多摩地域の梅の名所は、いくつも挙げられるが、子供のころ、梅の花を見に行った記憶がない。いつも遊んでいた近くの常楽寺や稲荷神社の境内に梅の木があっただろうか。いま郷里富山県で観梅の名所に挙げられているのは富山県中央植物園、豪農の館内山邸(以上、富山市)、高岡古城公園ぐらいで、多いところで100本余りだという。
庭先で母が漬けた梅を天日干ししていると夕立に見舞われて急いで取り込んだことが蘇る。「青い梅を食べるな」ときつく言われたことを思うと、梅の木はあったのだ。暮らしに欠かせない梅干しは、いまも食卓に欠かせない。
50年ほど前、青梅市の吉野梅郷を知った。この地の梅博士がいう、梅の園芸種には春日、鶯梅など300種以上あるのに驚愕したものだ。同時に「古事記」と「日本書記」に梅がなく、梅は中国から入った外来種だという。
奈良時代に編まれた漢詩集「懐風藻」に初めて梅が出た。その詩題も侍宴や応詔、遊覧が中心で梅になぞらえて人の情愛を詠んだものが多かった。願望と風流を溶け込ませた梅の形容である百花の魁(さきがけ)は、見方を変えれば、明日の暮らしにしか目が届かない庶民の春を待つ暮らしも詠み込んだといえようか。
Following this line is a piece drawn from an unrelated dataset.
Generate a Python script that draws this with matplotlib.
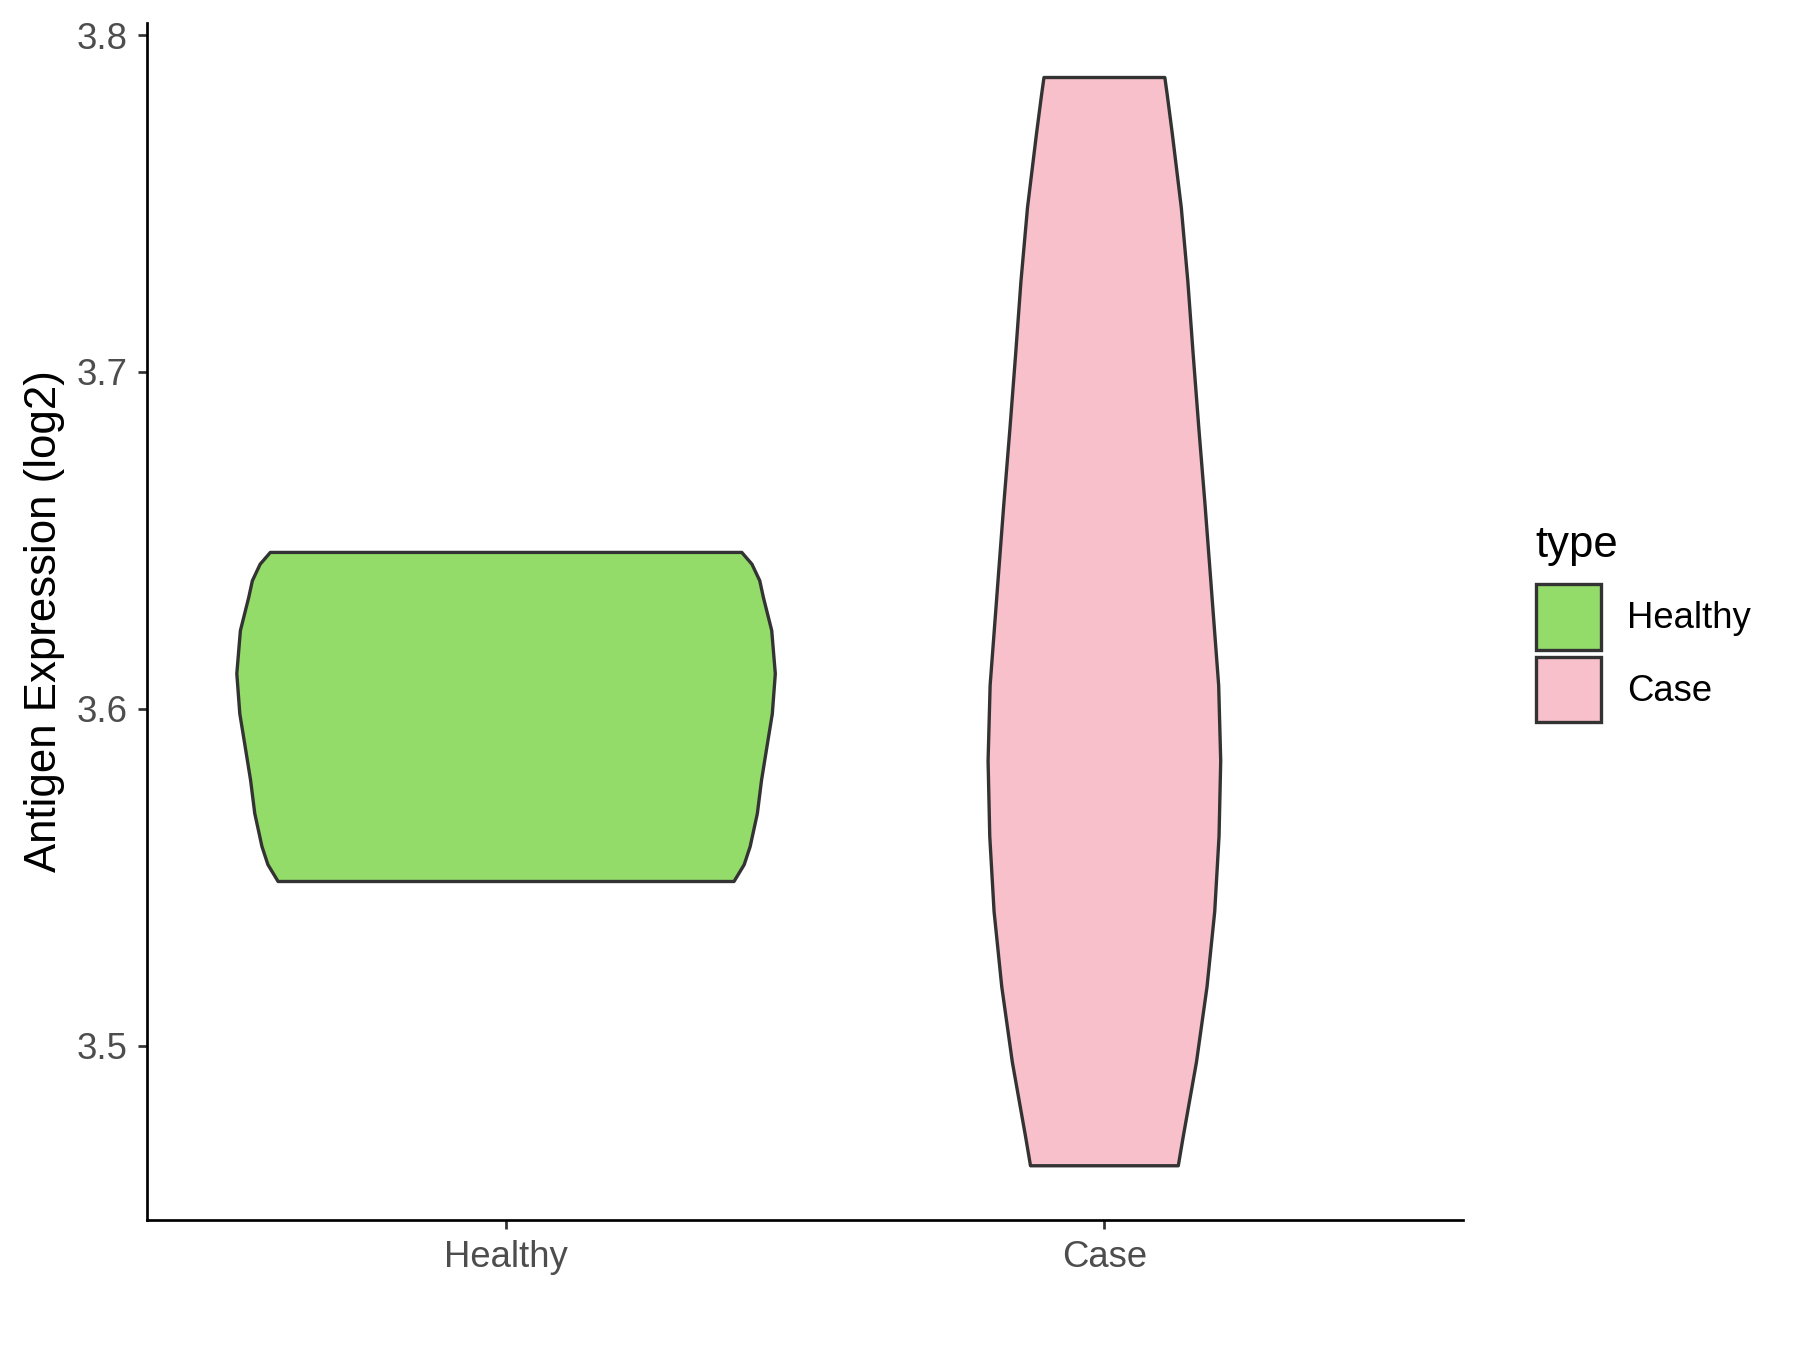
import matplotlib
matplotlib.use("Agg")
import matplotlib.pyplot as plt
from matplotlib.patches import Patch

plt.rcParams['font.family'] = ['Liberation Sans', 'DejaVu Sans']

# groups and colours
groups = ["Healthy", "Case"]
colors = ["#94DC6A", "#F7C0CB"]

# violin outlines: expression value -> half width
healthy_y = [3.6464, 3.6429, 3.6380, 3.6331, 3.6232, 3.6104, 3.5985, 3.5887,
             3.5788, 3.5689, 3.5591, 3.5537, 3.5487]
healthy_w = [0.394, 0.411, 0.424, 0.430, 0.444, 0.450, 0.445, 0.436,
             0.427, 0.420, 0.408, 0.398, 0.381]

case_y = [3.7874, 3.7823, 3.7707, 3.7488, 3.7268, 3.7049, 3.6829, 3.6610,
          3.6390, 3.6293, 3.6069, 3.5845, 3.5621, 3.5398, 3.5174, 3.4950,
          3.4727, 3.4643]
case_w = [0.101, 0.105, 0.1135, 0.1285, 0.1395, 0.1485, 0.158, 0.168,
          0.1774, 0.1815, 0.191, 0.1944, 0.1916, 0.1844, 0.1715, 0.1538,
          0.1315, 0.1235]

y_ticks = [3.5, 3.6, 3.7, 3.8]

profiles = [(healthy_y, healthy_w), (case_y, case_w)]

fig = plt.figure(figsize=(12, 9), dpi=150)
ax = fig.add_axes([0.0817, 0.0963, 0.7313, 0.8867])

for i, (ys, ws) in enumerate(profiles):
    pos = i + 1
    left = [pos - w for w in ws]
    right = [pos + w for w in ws]
    xs = left + right[::-1]
    yy = ys + ys[::-1]
    ax.fill(xs, yy, facecolor=colors[i], edgecolor="#333333", linewidth=1.6,
            joinstyle="round", zorder=2)

ax.set_xlim(0.4, 2.6)
ax.set_ylim(3.4482, 3.8036)
ax.set_xticks([1, 2])
ax.set_xticklabels(groups)
ax.set_yticks(y_ticks)
ax.set_yticklabels([f"{v:.1f}" for v in y_ticks])
ax.set_ylabel("Antigen Expression (log2)", fontsize=21, color="black", labelpad=5.5)

for side in ["top", "right"]:
    ax.spines[side].set_visible(False)
for side in ["left", "bottom"]:
    ax.spines[side].set_linewidth(1.3)
    ax.spines[side].set_color("black")
ax.tick_params(axis="both", length=4.5, width=1.3, color="#333333",
               labelsize=17.5, labelcolor="#4D4D4D", pad=5)

# legend keys drawn as square patches like ggplot's
handles = [Patch(facecolor=colors[i], edgecolor="#333333", linewidth=1.6, label=groups[i])
           for i in range(len(groups))]
leg = fig.legend(handles=handles, title="type", loc="upper left",
                 bbox_to_anchor=(0.845, 0.622), frameon=False, fontsize=17.5,
                 title_fontsize=21, handlelength=1.8, handleheight=2.39,
                 labelspacing=0.19, handletextpad=0.72, borderaxespad=0)
leg._legend_box.align = "left"
leg._legend_box.sep = 8.8

fig.savefig("out.png", dpi=150)
plt.close()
暮らしの周りを見れば、梅にまつわるものがなんと多いことか。八重梅、裏梅など100種以上の紋章があり、松竹梅や梅に鶯などの染織がある。400年以上前の「かぶき踊り」が起源といわれる、日本の伝統文化の代表格になっている歌舞伎も梅が舞台を引き締める。「壽曽我対面」などに欠かせない梅の立木といった舞台の大道具を魅せる。職人の手仕事である手ぬぐいがま口の、赤地の梅模様が廓の色気を表現していて華やかだ。菓子に至っては枚挙にいとまがない。
見て由、着て由、食べて由の梅は、生涯の友だ。